ABSTRACT

Romesh Gunesekera’s Reef presents a delicate balance between differently conceived worlds-coexisting, separating, colliding, intersecting, or swimming apart. The novel explicates fl ows between the “small world” of the tear-drop island of Sri Lanka, and the wider worlds of travelling ideas, peoples, goods, as well as peoples as goods. The ripples of events seem to run inward and outward, both synchronic and diachronic, apparently expanding and contracting seamlessly. This is achieved through a narrative offering a species of “history from below” in which Sri Lanka’s spiral into civil war between the 1960s and 1980s coexists with the material realities of life in the kitchen, seen from the inside, through the eyes of a servant.

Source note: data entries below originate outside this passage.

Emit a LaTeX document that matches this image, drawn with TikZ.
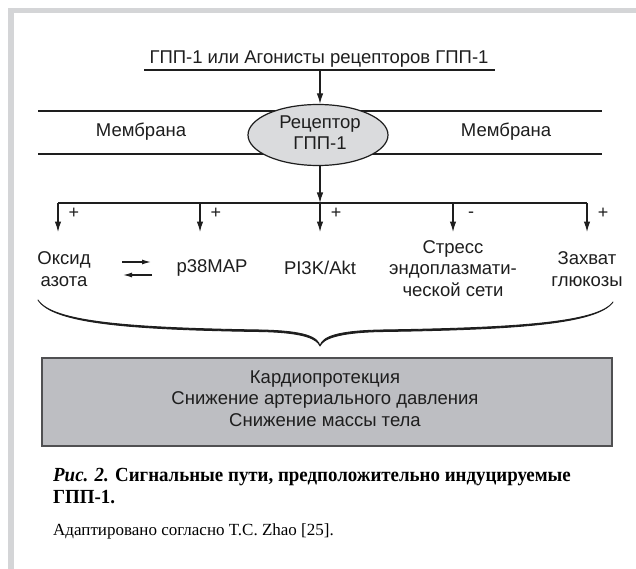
\documentclass[tikz,border=0pt]{standalone}
\usepackage{fontspec}
\setmainfont{Liberation Sans}
\newfontfamily\capserif{Liberation Serif}
\newfontfamily\capserifnarrow[FakeStretch=0.945]{Liberation Serif}
\usetikzlibrary{arrows.meta,shapes.geometric}
\definecolor{band}{RGB}{212,213,215}
\definecolor{ellfill}{RGB}{218,219,221}
\definecolor{boxfill}{RGB}{189,190,194}
\definecolor{boxline}{RGB}{80,80,82}
\definecolor{ink}{RGB}{30,30,30}
\begin{document}
\begin{tikzpicture}[x=1pt,y=-1pt,
  lbl/.style={font=\fontsize{18.5}{21.5}\selectfont, text=ink, inner sep=0pt, align=center},
  conn/.style={draw=ink, line width=1.2pt},
  arr/.style={conn, -{Latex[length=10.5pt,width=6.5pt]}},
  smallarr/.style={conn, -{Latex[length=9pt,width=5pt]}},
  sign/.style={font=\fontsize{18}{18}\selectfont, inner sep=0pt, text=ink},
  capfont/.style={font=\capserifnarrow\bfseries\fontsize{20}{22}\selectfont, inner sep=0pt, anchor=base west},
  srcfont/.style={font=\capserif\fontsize{17}{19}\selectfont, inner sep=0pt, anchor=base west}]
\useasboundingbox (0,0) rectangle (636,569);
\fill[white] (0,0) rectangle (636,569);
\fill[band] (8,8) rectangle (636,13.5);
\fill[band] (8,8) rectangle (14,569);

% title
\node[lbl, anchor=base] (title) at (319,64) {ГПП-1 или Агонисты рецепторов ГПП-1};
\coordinate (ulL) at (144,70);
\coordinate (ulR) at (495,70);
\coordinate (ulM) at (320,70);
\draw[conn] (ulL) -- (ulR);

% membrane
\coordinate (m1L) at (38,111);
\coordinate (m1R) at (602,111);
\coordinate (m2L) at (38,154);
\coordinate (m2R) at (602,154);
\draw[conn] (m1L) -- (m1R);
\draw[conn] (m2L) -- (m2R);
\node[lbl] (memL) at (141,132) {Мембрана};
\node[lbl] (memR) at (506,132) {Мембрана};

% receptor
\node[ellipse, draw=ink, fill=ellfill, line width=1.2pt, minimum width=140pt, minimum height=61pt, inner sep=0pt] (rec) at (318,135) {};
\node[lbl] (rectext) at (320,132.5) {Рецептор\\ГПП-1};
\draw[arr] (ulM) -- (ulM |- rec.north);

% branch
\coordinate (b1) at (58,203);
\coordinate (b2) at (200,203);
\coordinate (b3) at (320,203);
\coordinate (b4) at (453,203);
\coordinate (b5) at (587,203);
\coordinate (t1) at (58,232);
\coordinate (t2) at (200,232);
\coordinate (t3) at (320,232);
\coordinate (t4) at (453,232);
\coordinate (t5) at (587,232);
\draw[arr] (b3 |- rec.south) -- (b3);
\draw[conn] (b1) -- (b5);
\foreach \i in {1,...,5}{ \draw[arr] (b\i) -- (t\i); }
\node[sign] (s1) at (74,213) {+};
\node[sign] (s2) at (216,213) {+};
\node[sign] (s3) at (336,213) {+};
\node[sign] (s4) at (471,215) {-};
\node[sign] (s5) at (603,213) {+};

% targets
\node[lbl] (no) at (64,269) {Оксид\\азота};
\node[lbl] (p38) at (212,268) {p38MAP};
\node[lbl] (pi3k) at (320,268) {PI3K/Akt};
\node[lbl] (er) at (453,268.5) {Стресс\\эндоплазмати-\\ческой сети};
\node[lbl] (glu) at (587,269) {Захват\\глюкозы};
\coordinate (fa) at (122,262);
\coordinate (fb) at (151,262);
\coordinate (ra) at (152,275);
\coordinate (rb) at (123,275);
\draw[smallarr] (fa) -- (fb);
\draw[smallarr] (ra) -- (rb);

% brace (calligraphic: thicker towards the middle)
\coordinate (brL) at (38,300);
\coordinate (brT) at (320,346);
\coordinate (brR) at (613,302);
\filldraw[fill=ink, draw=ink, line width=0.9pt, line join=round]
  (brL) .. controls (52,322) and (130,328) .. (262,330)
  .. controls (305,331) and (318,337) .. (brT)
  .. controls (322,337) and (336,331) .. (380,330)
  .. controls (512,328) and (598,323) .. (brR)
  .. controls (597,324.5) and (512,329.6) .. (380,331.6)
  .. controls (337,332.6) and (323,339) .. (brT)
  .. controls (317,339) and (305,332.6) .. (262,331.6)
  .. controls (130,329.6) and (53,323.5) .. (brL) -- cycle;

% result box
\node[draw=boxline, fill=boxfill, line width=1.3pt, minimum width=570pt, minimum height=88pt, inner sep=0pt] (box) at (327,402) {};
\node[lbl] (boxtext) at (325,398.5) {Кардиопротекция\\Снижение артериального давления\\Снижение массы тела};

% caption
\node[capfont] (cap1) at (53,481) {\textit{Рис. 2.} Сигнальные пути, предположительно индуцируемые};
\node[capfont] (cap2) at (53,503) {ГПП-1.};
\node[srcfont] (src) at (53,535) {Адаптировано согласно T.C. Zhao [25].};
\end{tikzpicture}
\end{document}
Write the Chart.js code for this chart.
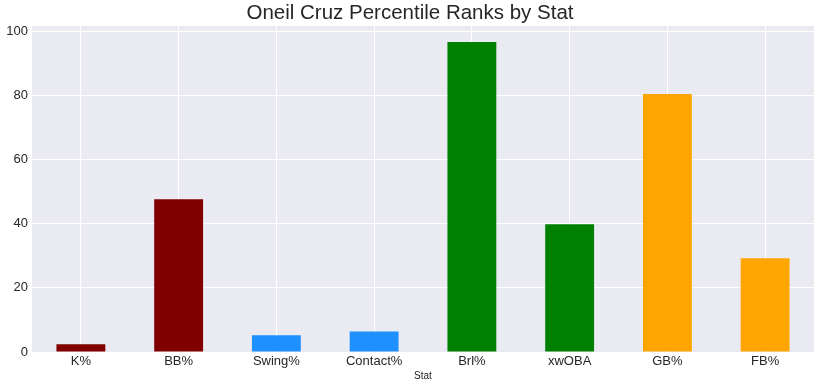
<!DOCTYPE html>
<html>
<head>
<meta charset="utf-8">
<script src="https://cdn.jsdelivr.net/npm/chart.js@4/dist/chart.umd.min.js"></script>
<style>
html,body{margin:0;padding:0;background:#fff;}
#wrap{width:820px;height:389px;}
</style>
</head>
<body>
<div id="wrap"><canvas id="c" width="820" height="389"></canvas></div>
<script>
const categories = ["K%", "BB%", "Swing%", "Contact%", "Brl%", "xwOBA", "GB%", "FB%"];
const percentiles = [2.4, 47.6, 5.2, 6.4, 96.6, 39.8, 80.4, 29.2];
const barColors = ["#800000", "#800000", "#1E90FF", "#1E90FF", "#008000", "#008000", "#FFA500", "#FFA500"];
const yTicks = [0, 20, 40, 60, 80, 100];

const bgPlugin = {
  id: 'plotBg',
  beforeDraw(chart) {
    const {ctx, chartArea: a} = chart;
    ctx.save();
    ctx.fillStyle = '#EAEAF2';
    ctx.fillRect(a.left, a.top, a.right - a.left, a.bottom - a.top);
    ctx.restore();
  }
};

const FONT = "'Liberation Sans', Arial, sans-serif";
Chart.defaults.font.family = FONT;
Chart.defaults.color = '#262626';

new Chart(document.getElementById('c'), {
  type: 'bar',
  data: {
    labels: categories,
    datasets: [{
      data: percentiles,
      backgroundColor: barColors,
      borderWidth: 0,
      barPercentage: 0.5,
      categoryPercentage: 1.0
    }]
  },
  options: {
    responsive: false,
    animation: false,
    devicePixelRatio: 1,
    layout: {padding: {left: 6, right: 6, top: 0, bottom: 7}},
    plugins: {
      legend: {display: false},
      tooltip: {enabled: false},
      title: {
        display: true,
        text: 'Oneil Cruz Percentile Ranks by Stat',
        color: '#262626',
        font: {size: 20.5, weight: 'normal', family: FONT},
        padding: {top: 1.4, bottom: 0}
      }
    },
    scales: {
      x: {
        offset: true,
        grid: {color: '#ffffff', lineWidth: 1, offset: false, drawTicks: false},
        border: {display: false},
        ticks: {color: '#262626', font: {size: 13}, padding: 2, maxRotation: 0},
        title: {display: true, text: 'Stat', color: '#262626', font: {size: 10}, padding: {top: 0, bottom: 0}},
        afterFit(s) { s.height = 30; }
      },
      y: {
        min: 0,
        max: 101.6,
        afterBuildTicks(s) { s.ticks = yTicks.map(v => ({value: v})); },
        grid: {color: '#ffffff', lineWidth: 1, drawTicks: false},
        border: {display: false},
        ticks: {color: '#262626', font: {size: 13}, padding: 4},
        afterFit(s) { s.width = 26; }
      }
    }
  },
  plugins: [bgPlugin]
});
</script>
</body>
</html>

At the same time, this perspective encompasses the prehistoric deep-sea mountains at “the bottom of the world” just off the fort town of Galle, and beyond the coral reef where one can apparently drift effortlessly to Indonesia and back.2 All this against the insight gained that, “human history is always a story of someone’s diaspora.”3 Arguably, Reef can be read as exemplary for exploring the connectedness that is the subject of much recent scholarship on the Indian Ocean world as contact zone.4 This connectedness, however, is also at the heart of the complicities and ruptures that are tracked in the text.